[Data shown]:
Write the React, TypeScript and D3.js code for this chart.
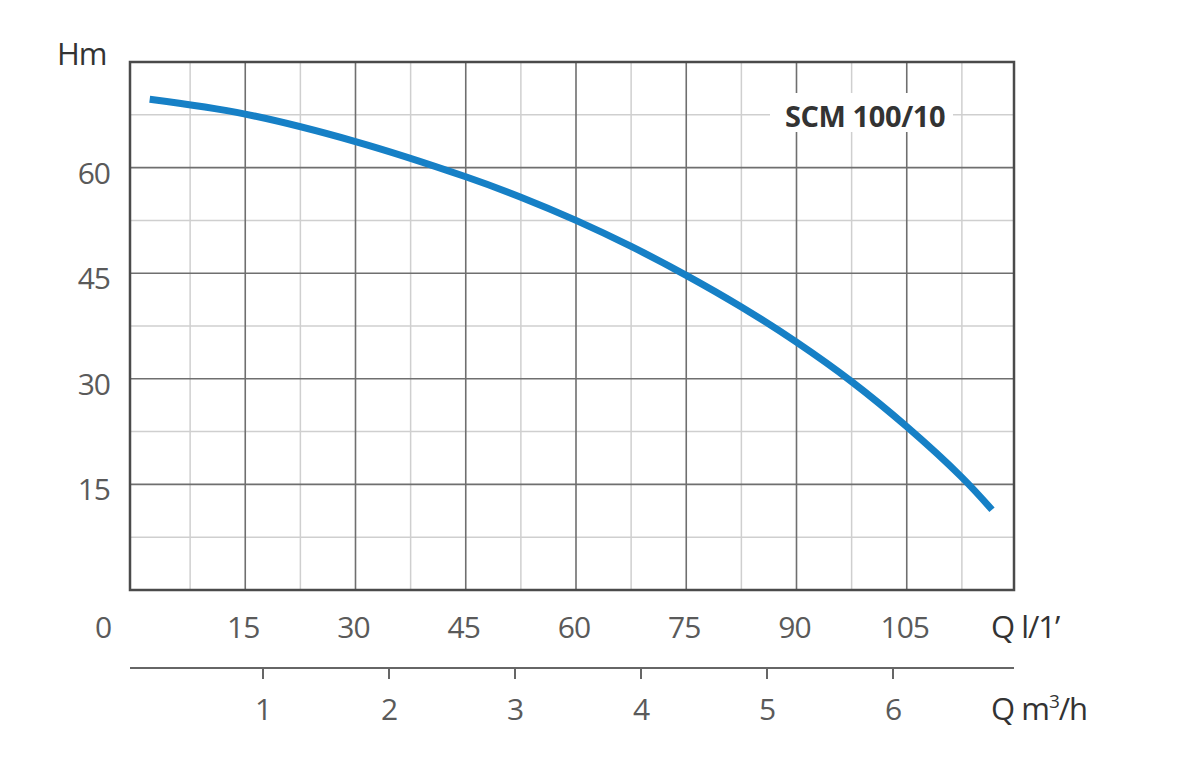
import React, { useEffect, useRef } from "react";
import * as d3 from "d3";

// pump curve: flow in l/min, head in m
const flowLmin = [2, 15, 30, 45, 52.5, 60, 67.5, 75, 82.5, 90, 97.5, 105, 112.5, 116.6];
const headM = [69.7, 67.6, 63.7, 58.7, 55.8, 52.5, 48.8, 44.7, 40.2, 35.2, 29.6, 23.2, 16.0, 11.4];

const xTicks = [15, 30, 45, 60, 75, 90, 105];
const yTicks = [15, 30, 45, 60];
const m3hTicks = [1, 2, 3, 4, 5, 6];
const modelName = "SCM 100/10";

const W = 1200;
const H = 781;
// frame of the plot
const left = 130;
const right = 1014;
const top = 62;
const bottom = 590;

const FONT = "'Open Sans', 'DejaVu Sans', sans-serif";

const App: React.FC = () => {
  const svgRef = useRef<SVGSVGElement>(null);

  useEffect(() => {
    if (!svgRef.current) return;
    const svg = d3.select(svgRef.current);
    svg.selectAll("*").remove();

    // grid in the original starts a few px right of the frame
    const x = d3.scaleLinear().domain([0, 120]).range([135, 1017]);
    const y = d3.scaleLinear().domain([0, 75]).range([bottom, top]);
    const xm = d3.scaleLinear().domain([0, 7]).range([137, 1019]);

    svg.append("rect").attr("width", W).attr("height", H).attr("fill", "#fff");

    const grid = svg.append("g");
    // minor lines
    d3.range(7.5, 120, 15).forEach(v => {
      grid.append("line")
        .attr("x1", x(v)).attr("x2", x(v)).attr("y1", top).attr("y2", bottom)
        .attr("stroke", "#cfcfcf").attr("stroke-width", 1.5);
    });
    d3.range(7.5, 75, 15).forEach(v => {
      grid.append("line")
        .attr("x1", left).attr("x2", right).attr("y1", y(v)).attr("y2", y(v))
        .attr("stroke", "#cfcfcf").attr("stroke-width", 1.5);
    });
    // major lines
    d3.range(15, 120, 15).forEach(v => {
      grid.append("line")
        .attr("x1", x(v)).attr("x2", x(v)).attr("y1", top).attr("y2", bottom)
        .attr("stroke", "#6f6f6f").attr("stroke-width", 1.6);
    });
    d3.range(15, 75, 15).forEach(v => {
      grid.append("line")
        .attr("x1", left).attr("x2", right).attr("y1", y(v)).attr("y2", y(v))
        .attr("stroke", "#6f6f6f").attr("stroke-width", 1.6);
    });

    // white box behind the model name
    svg.append("rect")
      .attr("x", 770).attr("y", 93).attr("width", 183).attr("height", 39)
      .attr("fill", "#fff");
    svg.append("text")
      .attr("x", 865).attr("y", 127)
      .attr("text-anchor", "middle")
      .attr("font-family", FONT).attr("font-weight", 700).attr("font-size", 29)
      .attr("letter-spacing", -0.4)
      .attr("fill", "#333")
      .text(modelName);

    // frame
    svg.append("rect")
      .attr("x", left).attr("y", top)
      .attr("width", right - left).attr("height", bottom - top)
      .attr("fill", "none").attr("stroke", "#4a4a4a").attr("stroke-width", 2.5);

    // curve
    const pts = flowLmin.map((q, i) => [q, headM[i]] as [number, number]);
    const line = d3.line<[number, number]>()
      .x(d => x(d[0]))
      .y(d => y(d[1]))
      .curve(d3.curveCatmullRom);
    svg.append("path")
      .attr("d", line(pts))
      .attr("fill", "none")
      .attr("stroke", "#1680c6")
      .attr("stroke-width", 7);

    const label = (sel: d3.Selection<SVGTextElement, unknown, null, undefined>) =>
      sel.attr("font-family", FONT).attr("font-size", 30).attr("letter-spacing", -1).attr("fill", "#5a5a5a");

    // y tick labels
    yTicks.forEach(v => {
      svg.append("text")
        .attr("x", 110).attr("y", y(v) + 16)
        .attr("text-anchor", "end")
        .call(label)
        .text(String(v));
    });
    svg.append("text")
      .attr("x", 57).attr("y", 65)
      .attr("font-family", FONT).attr("font-size", 31).attr("fill", "#333")
      .attr("letter-spacing", -1)
      .text("Hm");

    // x tick labels (l/min)
    svg.append("text")
      .attr("x", 103).attr("y", 638)
      .attr("text-anchor", "middle")
      .call(label)
      .text("0");
    xTicks.forEach(v => {
      svg.append("text")
        .attr("x", x(v) - 2).attr("y", 638)
        .attr("text-anchor", "middle")
        .call(label)
        .text(String(v));
    });
    svg.append("text")
      .attr("x", 991).attr("y", 638)
      .attr("font-family", FONT).attr("font-size", 31).attr("fill", "#333")
      .attr("letter-spacing", -1)
      .text("Q l/1\u2019");

    // second axis (m3/h)
    svg.append("line")
      .attr("x1", left).attr("x2", right).attr("y1", 668).attr("y2", 668)
      .attr("stroke", "#666").attr("stroke-width", 2);
    m3hTicks.forEach(v => {
      svg.append("line")
        .attr("x1", xm(v)).attr("x2", xm(v)).attr("y1", 668).attr("y2", 679)
        .attr("stroke", "#666").attr("stroke-width", 2);
      svg.append("text")
        .attr("x", xm(v)).attr("y", 720)
        .attr("text-anchor", "middle")
        .call(label)
        .text(String(v));
    });
    const unit = svg.append("text")
      .attr("x", 991).attr("y", 720)
      .attr("font-family", FONT).attr("font-size", 31).attr("fill", "#333")
      .attr("letter-spacing", -1);
    unit.append("tspan").text("Q m");
    unit.append("tspan").attr("font-size", 19).attr("dy", -12).text("3");
    unit.append("tspan").attr("dy", 12).text("/h");
  }, []);

  return (
    <div style={{ position: "absolute", left: 0, top: 0, width: W, height: H }}>
      <svg ref={svgRef} width={W} height={H} />
    </div>
  );
};

export default App;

[Problem description]: Restate the whole of the material word for word without the pictures.

[Solution]:
Write the React, TypeScript and D3.js code for this chart.
import React, { useEffect, useRef } from "react";
import * as d3 from "d3";

// pump curve: flow in l/min, head in m
const flowLmin = [2, 15, 30, 45, 52.5, 60, 67.5, 75, 82.5, 90, 97.5, 105, 112.5, 116.6];
const headM = [69.7, 67.6, 63.7, 58.7, 55.8, 52.5, 48.8, 44.7, 40.2, 35.2, 29.6, 23.2, 16.0, 11.4];

const xTicks = [15, 30, 45, 60, 75, 90, 105];
const yTicks = [15, 30, 45, 60];
const m3hTicks = [1, 2, 3, 4, 5, 6];
const modelName = "SCM 100/10";

const W = 1200;
const H = 781;
// frame of the plot
const left = 130;
const right = 1014;
const top = 62;
const bottom = 590;

const FONT = "'Open Sans', 'DejaVu Sans', sans-serif";

const App: React.FC = () => {
  const svgRef = useRef<SVGSVGElement>(null);

  useEffect(() => {
    if (!svgRef.current) return;
    const svg = d3.select(svgRef.current);
    svg.selectAll("*").remove();

    // grid in the original starts a few px right of the frame
    const x = d3.scaleLinear().domain([0, 120]).range([135, 1017]);
    const y = d3.scaleLinear().domain([0, 75]).range([bottom, top]);
    const xm = d3.scaleLinear().domain([0, 7]).range([137, 1019]);

    svg.append("rect").attr("width", W).attr("height", H).attr("fill", "#fff");

    const grid = svg.append("g");
    // minor lines
    d3.range(7.5, 120, 15).forEach(v => {
      grid.append("line")
        .attr("x1", x(v)).attr("x2", x(v)).attr("y1", top).attr("y2", bottom)
        .attr("stroke", "#cfcfcf").attr("stroke-width", 1.5);
    });
    d3.range(7.5, 75, 15).forEach(v => {
      grid.append("line")
        .attr("x1", left).attr("x2", right).attr("y1", y(v)).attr("y2", y(v))
        .attr("stroke", "#cfcfcf").attr("stroke-width", 1.5);
    });
    // major lines
    d3.range(15, 120, 15).forEach(v => {
      grid.append("line")
        .attr("x1", x(v)).attr("x2", x(v)).attr("y1", top).attr("y2", bottom)
        .attr("stroke", "#6f6f6f").attr("stroke-width", 1.6);
    });
    d3.range(15, 75, 15).forEach(v => {
      grid.append("line")
        .attr("x1", left).attr("x2", right).attr("y1", y(v)).attr("y2", y(v))
        .attr("stroke", "#6f6f6f").attr("stroke-width", 1.6);
    });

    // white box behind the model name
    svg.append("rect")
      .attr("x", 770).attr("y", 93).attr("width", 183).attr("height", 39)
      .attr("fill", "#fff");
    svg.append("text")
      .attr("x", 865).attr("y", 127)
      .attr("text-anchor", "middle")
      .attr("font-family", FONT).attr("font-weight", 700).attr("font-size", 29)
      .attr("letter-spacing", -0.4)
      .attr("fill", "#333")
      .text(modelName);

    // frame
    svg.append("rect")
      .attr("x", left).attr("y", top)
      .attr("width", right - left).attr("height", bottom - top)
      .attr("fill", "none").attr("stroke", "#4a4a4a").attr("stroke-width", 2.5);

    // curve
    const pts = flowLmin.map((q, i) => [q, headM[i]] as [number, number]);
    const line = d3.line<[number, number]>()
      .x(d => x(d[0]))
      .y(d => y(d[1]))
      .curve(d3.curveCatmullRom);
    svg.append("path")
      .attr("d", line(pts))
      .attr("fill", "none")
      .attr("stroke", "#1680c6")
      .attr("stroke-width", 7);

    const label = (sel: d3.Selection<SVGTextElement, unknown, null, undefined>) =>
      sel.attr("font-family", FONT).attr("font-size", 30).attr("letter-spacing", -1).attr("fill", "#5a5a5a");

    // y tick labels
    yTicks.forEach(v => {
      svg.append("text")
        .attr("x", 110).attr("y", y(v) + 16)
        .attr("text-anchor", "end")
        .call(label)
        .text(String(v));
    });
    svg.append("text")
      .attr("x", 57).attr("y", 65)
      .attr("font-family", FONT).attr("font-size", 31).attr("fill", "#333")
      .attr("letter-spacing", -1)
      .text("Hm");

    // x tick labels (l/min)
    svg.append("text")
      .attr("x", 103).attr("y", 638)
      .attr("text-anchor", "middle")
      .call(label)
      .text("0");
    xTicks.forEach(v => {
      svg.append("text")
        .attr("x", x(v) - 2).attr("y", 638)
        .attr("text-anchor", "middle")
        .call(label)
        .text(String(v));
    });
    svg.append("text")
      .attr("x", 991).attr("y", 638)
      .attr("font-family", FONT).attr("font-size", 31).attr("fill", "#333")
      .attr("letter-spacing", -1)
      .text("Q l/1\u2019");

    // second axis (m3/h)
    svg.append("line")
      .attr("x1", left).attr("x2", right).attr("y1", 668).attr("y2", 668)
      .attr("stroke", "#666").attr("stroke-width", 2);
    m3hTicks.forEach(v => {
      svg.append("line")
        .attr("x1", xm(v)).attr("x2", xm(v)).attr("y1", 668).attr("y2", 679)
        .attr("stroke", "#666").attr("stroke-width", 2);
      svg.append("text")
        .attr("x", xm(v)).attr("y", 720)
        .attr("text-anchor", "middle")
        .call(label)
        .text(String(v));
    });
    const unit = svg.append("text")
      .attr("x", 991).attr("y", 720)
      .attr("font-family", FONT).attr("font-size", 31).attr("fill", "#333")
      .attr("letter-spacing", -1);
    unit.append("tspan").text("Q m");
    unit.append("tspan").attr("font-size", 19).attr("dy", -12).text("3");
    unit.append("tspan").attr("dy", 12).text("/h");
  }, []);

  return (
    <div style={{ position: "absolute", left: 0, top: 0, width: W, height: H }}>
      <svg ref={svgRef} width={W} height={H} />
    </div>
  );
};

export default App;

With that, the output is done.